Abstract
The aim of these notes is to collect and motivate the basic localization toolbox for the geometric study of “spaces” locally described by noncommutative rings and their categories of modules.
We present the basics of the Ore localization of rings and modules in great detail. Common practical techniques are studied as well. We also describe a counterexample to a folklore test principle for Ore sets. Localization in negatively filtered rings arising in deformation theory is presented. A new notion of the differential Ore condition is introduced in the study of the localization of differential calculi.
To aid the geometrical viewpoint, localization is studied with emphasis on descent formalism, flatness, the abelian categories of quasi-coherent sheaves and generalizations, and natural pairs of adjoint functors for sheaf and module categories. The key motivational theorems from the seminal works of Gabriel on localization, abelian categories and schemes are quoted without proof, as well as the related statements of Popescu, Eilenberg-watts, Deligne and Rosenberg.
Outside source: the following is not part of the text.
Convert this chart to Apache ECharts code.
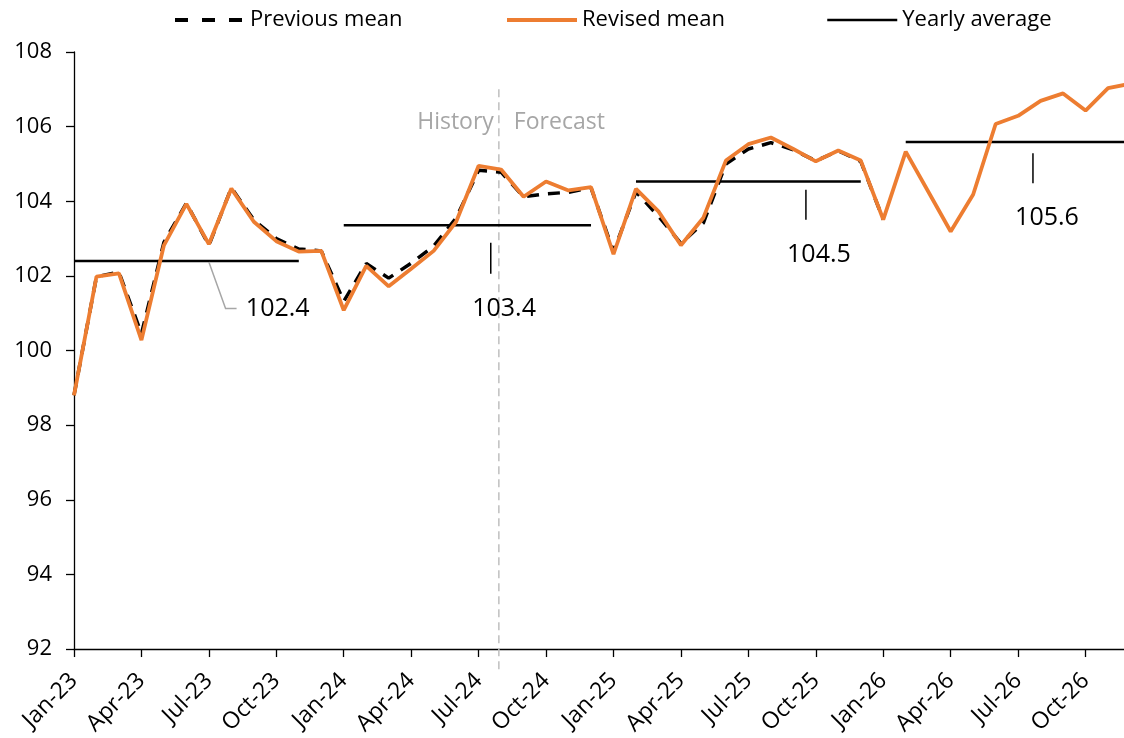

The Cohn universal localization does not have good flatness properties, but it is determined by the localization map already at the ring level, like the perfect localizations are. Cohn localization is here related to the quasideterminants of Gelfand and Retakh; and this may help the understanding of both subjects.
Introduction
Objectives and scope. This is an introduction to Ore localizations and generalizations, with geometric applications in mind.